Hey, I just installed a rear winch in a different spot, thoght i'd share some pics. My bro in law came up with the idea, i built the winch mounts and it has worked out pretty good.


----------



## hooliganhodgie (Mar 15, 2010)

Finished pics. Led's replace the stock light. Middle is tail light outsides are stop.


----------



## 650Brute (Dec 18, 2008)

Looks smooth


----------



## Polaris425 (Dec 16, 2004)

Nice!!!


----------



## wood butcher (May 11, 2009)

i tucked mine back there about 2yrs ago . best place to put it i think


----------



## eagleeye76 (May 7, 2010)

I likethat idea!


----------



## tx_brute_rider (Feb 18, 2011)

That's a pretty good idea you have there. Btw, what type of lights are those. Dang stock taillight doesn't like up anything at night.


----------



## hooliganhodgie (Mar 15, 2010)

Nice wood butcher! I thought i was being all original and stuff lol. Looks good.


----------



## hooliganhodgie (Mar 15, 2010)

tx_brute_rider said:


> That's a pretty good idea you have there. Btw, what type of lights are those. Dang stock taillight doesn't like up anything at night.

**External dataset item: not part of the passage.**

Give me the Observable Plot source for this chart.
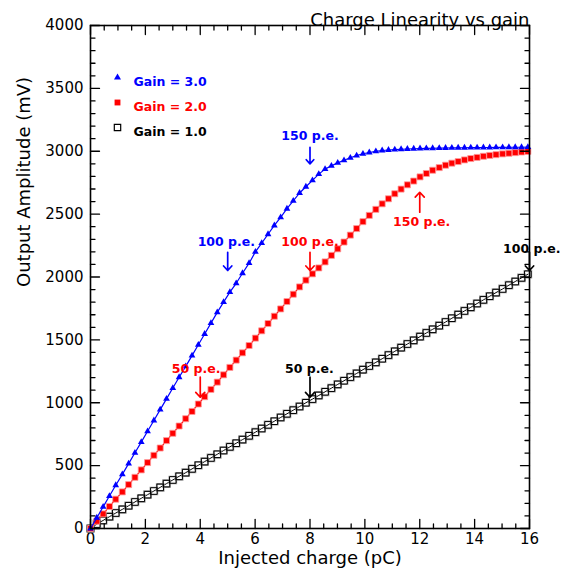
<!DOCTYPE html>
<html>
<head>
<meta charset="utf-8">
<script src="https://cdn.jsdelivr.net/npm/d3@7"></script>
<script src="https://cdn.jsdelivr.net/npm/@observablehq/plot@0.6"></script>
<style>
  html, body { margin: 0; padding: 0; background: #fff; }
</style>
</head>
<body>
<div id="chart"></div>
<script>
// ---- data ----
const title = "Charge Linearity vs gain";
const xTitle = "Injected charge (pC)";
const yTitle = "Output Amplitude (mV)";

const charge = [0, 0.23, 0.46, 0.69, 0.92, 1.16, 1.39, 1.62, 1.85, 2.08, 2.31, 2.54, 2.77, 3.00, 3.23, 3.47, 3.70, 3.93, 4.16, 4.39, 4.62, 4.85, 5.08, 5.31, 5.54, 5.78, 6.01, 6.24, 6.47, 6.70, 6.93, 7.16, 7.39, 7.62, 7.85, 8.09, 8.32, 8.55, 8.78, 9.01, 9.24, 9.47, 9.70, 9.93, 10.16, 10.40, 10.63, 10.86, 11.09, 11.32, 11.55, 11.78, 12.01, 12.24, 12.47, 12.71, 12.94, 13.17, 13.40, 13.63, 13.86, 14.09, 14.32, 14.55, 14.78, 15.02, 15.25, 15.48, 15.71, 15.94];

const gain3 = [0, 86, 172, 258, 344, 430, 516, 602, 687, 773, 859, 945, 1031, 1117, 1203, 1289, 1375, 1461, 1547, 1633, 1719, 1800, 1880, 1950, 2030, 2110, 2200, 2270, 2340, 2410, 2475, 2543, 2605, 2668, 2718, 2768, 2818, 2858, 2884, 2908, 2928, 2948, 2966, 2980, 2990, 2999, 3006, 3010, 3013, 3016, 3018, 3020, 3022, 3023, 3024, 3025, 3026, 3027, 3028, 3028, 3029, 3029, 3030, 3030, 3031, 3031, 3032, 3032, 3032, 3033];

const gain2 = [0, 58, 116, 175, 233, 291, 349, 407, 466, 524, 582, 640, 699, 757, 815, 873, 931, 990, 1048, 1106, 1164, 1222, 1281, 1339, 1397, 1455, 1514, 1572, 1630, 1688, 1746, 1805, 1863, 1921, 1975, 2025, 2072, 2120, 2172, 2224, 2278, 2333, 2385, 2440, 2490, 2538, 2582, 2622, 2662, 2699, 2733, 2763, 2796, 2823, 2849, 2870, 2889, 2905, 2918, 2931, 2942, 2951, 2960, 2967, 2973, 2979, 2984, 2989, 2994, 2998];

const gain1 = [0, 35, 64, 94, 123, 152, 181, 211, 240, 269, 298, 327, 357, 386, 415, 444, 474, 503, 532, 561, 590, 620, 649, 678, 707, 737, 766, 795, 824, 853, 883, 912, 941, 970, 1000, 1029, 1058, 1087, 1116, 1146, 1175, 1204, 1233, 1263, 1292, 1321, 1350, 1379, 1409, 1438, 1467, 1496, 1526, 1555, 1584, 1613, 1642, 1672, 1701, 1730, 1759, 1789, 1818, 1847, 1876, 1905, 1935, 1964, 1993, 2022];

const seriesNames = ["Gain = 3.0", "Gain = 2.0", "Gain = 1.0"];
const seriesColors = ["#0000ff", "#ff0000", "#000000"];

const xTicks = [0, 2, 4, 6, 8, 10, 12, 14, 16];
const yTicks = [0, 500, 1000, 1500, 2000, 2500, 3000, 3500, 4000];

// annotations: label, x, text y, arrow start, arrow end (data units)
const annLabel = ["150 p.e.", "100 p.e.", "100 p.e.", "150 p.e.", "50 p.e.", "50 p.e.", "100 p.e."];
const annSeries = [0, 0, 1, 1, 1, 2, 2];
const annTextX = [8, 4.95, 8, 12.07, 3.85, 7.98, 16.08];
const annArrowX = [8, 5, 8, 12, 4, 8, 16];
const annTextY = [3125, 2277, 2277, 2436, 1270, 1270, 2224];
const annY1 = [3032, 2197, 2197, 2515, 1203, 1203, 2197];
const annY2 = [2900, 2052, 2052, 2674, 1044, 1044, 2052];

// ---- build tables ----
const rows = charge.map((c, i) => ({charge: c, g3: gain3[i], g2: gain2[i], g1: gain1[i]}));
const ann = annLabel.map((l, i) => ({
  label: l, color: seriesColors[annSeries[i]],
  tx: annTextX[i], ax: annArrowX[i], ty: annTextY[i], y1: annY1[i], y2: annY2[i]
}));
const xMinor = d3.range(0, 16.01, 0.5).filter(v => !xTicks.includes(v));
const yMinor = d3.range(0, 4001, 100).filter(v => !yTicks.includes(v));
const xMin = 0, xMax = 16, yMin = 0, yMax = 4000;

const font = "DejaVu Sans, Verdana, sans-serif";
const MAJ = 9, MIN = 4.5;

// straight tick line shape for Plot.vector
const tickShape = {draw(context, l) { context.moveTo(0, 0); context.lineTo(0, -l); }};
const tickStyle = {shape: tickShape, anchor: "start", stroke: "#000", strokeWidth: 1.3};

const legendMarks = [];
const legendSymbols = ["triangle", "square", "square"];
seriesNames.forEach((name, i) => {
  const dy = 52 + i * 25;
  if (i === 2) {
    legendMarks.push(Plot.dot([name], {frameAnchor: "top-left", dx: 27, dy, symbol: "square", r: 3.6, fill: "none", stroke: "#000", strokeWidth: 1.2}));
  } else {
    legendMarks.push(Plot.dot([name], {frameAnchor: "top-left", dx: 27, dy, symbol: legendSymbols[i], r: i === 0 ? 2.6 : 3.3, fill: seriesColors[i], stroke: "none"}));
  }
  legendMarks.push(Plot.text([name], {frameAnchor: "top-left", dx: 43, dy, text: d => d, textAnchor: "start", fill: seriesColors[i], fontSize: 12.5, fontWeight: "bold", fontFamily: font}));
});

const chart = Plot.plot({
  width: 567,
  height: 576,
  marginLeft: 90,
  marginRight: 38,
  marginTop: 25,
  marginBottom: 48,
  style: {fontFamily: font},
  x: {domain: [xMin, xMax]},
  y: {domain: [yMin, yMax]},
  marks: [
    // axis labels
    Plot.axisX({ticks: xTicks, tickSize: 0, tickPadding: 5, fontSize: 15, label: null, tickFormat: d3.format("d")}),
    Plot.axisY({ticks: yTicks, tickSize: 0, tickPadding: 7, fontSize: 15, label: null, tickFormat: d3.format("d")}),

    // gain 1.0
    Plot.line(rows, {x: "charge", y: "g1", stroke: "#000", strokeWidth: 1}),
    Plot.dot(rows, {x: "charge", y: "g1", symbol: "square", r: 4.1, fill: "none", stroke: "#999", strokeWidth: 1.4}),
    Plot.dot(rows, {x: "charge", y: "g1", symbol: "square", r: 3.7, fill: "none", stroke: "#000", strokeWidth: 1}),
    // gain 2.0
    Plot.line(rows, {x: "charge", y: "g2", stroke: "#ff0000", strokeWidth: 1.2}),
    Plot.dot(rows, {x: "charge", y: "g2", symbol: "square", r: 3.4, fill: "#ff0000", stroke: "#ff9a9a", strokeWidth: 0.8}),
    // gain 3.0
    Plot.line(rows, {x: "charge", y: "g3", stroke: "#0000ff", strokeWidth: 1.2}),
    Plot.dot(rows, {x: "charge", y: "g3", symbol: "triangle", r: 2.5, fill: "#0000ff", stroke: "none"}),

    // inward ticks on all four sides
    Plot.vector(xTicks, {x: d => d, y: yMin, length: MAJ, rotate: 0, ...tickStyle}),
    Plot.vector(xMinor, {x: d => d, y: yMin, length: MIN, rotate: 0, ...tickStyle}),
    Plot.vector(xTicks, {x: d => d, y: yMax, length: MAJ, rotate: 180, ...tickStyle}),
    Plot.vector(xMinor, {x: d => d, y: yMax, length: MIN, rotate: 180, ...tickStyle}),
    Plot.vector(yTicks, {x: xMin, y: d => d, length: MAJ, rotate: 90, ...tickStyle}),
    Plot.vector(yMinor, {x: xMin, y: d => d, length: MIN, rotate: 90, ...tickStyle}),
    Plot.vector(yTicks, {x: xMax, y: d => d, length: MAJ, rotate: -90, ...tickStyle}),
    Plot.vector(yMinor, {x: xMax, y: d => d, length: MIN, rotate: -90, ...tickStyle}),

    // annotations
    Plot.arrow(ann, {x1: "ax", y1: "y1", x2: "ax", y2: "y2", stroke: "color", strokeWidth: 1.7, headLength: 8, headAngle: 85}),
    Plot.text(ann, {x: "tx", y: "ty", text: "label", fill: "color", fontSize: 12.5, fontWeight: "bold"}),

    // legend
    ...legendMarks,

    // titles
    Plot.text([title], {frameAnchor: "top-right", dy: -12, text: d => d, textAnchor: "end", fontSize: 18}),
    Plot.text([xTitle], {frameAnchor: "bottom", dy: 35, text: d => d, fontSize: 18}),
    Plot.text([yTitle], {frameAnchor: "left", dx: -66, dy: 10, text: d => d, rotate: -90, fontSize: 18}),

    Plot.frame({stroke: "#000", strokeWidth: 1.6})
  ]
});
document.getElementById("chart").append(chart);
</script>
</body>
</html>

 My buddy got them from his shop for me. It's for his wire line trucks, pretty generic i think. The brand is trucklite, part number 33740r.


----------



## tx_brute_rider (Feb 18, 2011)

Oh alright, thanks. How well do they light up?


----------



## hooliganhodgie (Mar 15, 2010)

Pretty good. I know it's not a great picture of them, but they look sweet at night.


----------



## wcs61 (Jun 7, 2011)

hooliganhodgie said:


> Finished pics. Led's replace the stock light. Middle is tail light outsides are stop.


Looks good and also handy but the only concern I would have is.....









Will the heat from the exhaust effect the motor on the winch. Knowing it will heat up anyway when in use. Wouldn't a heat shield be wise here? Certainly if the exhaust will melt the gas tank cover it will definately overheat the winch and these little winch's motor's hate heat.


----------



## hooliganhodgie (Mar 15, 2010)

Ya, that's a good point i will have to put something there. My brother in law flipped his around so it doesn't hang over the exhaust very much.


----------



## wcs61 (Jun 7, 2011)

hooliganhodgie said:


> Ya, that's a good point i will have to put something there. My brother in law flipped his around so it doesn't hang over the exhaust very much.


 Cool idea though feeding the cable through the light hole. Helps keep it out of water as much as possible.


----------



## brutemike (Mar 23, 2010)

thats a great idea where to put the winch i might have to get a cheap one for back there but still need one up front for the snow plow.


----------



## hooliganhodgie (Mar 15, 2010)

Ya it comes in handy sometimes!


----------



## contractor09 (May 23, 2011)

great idea.... i got a few winches laying around with stuck brushes.... think i may get one for this


----------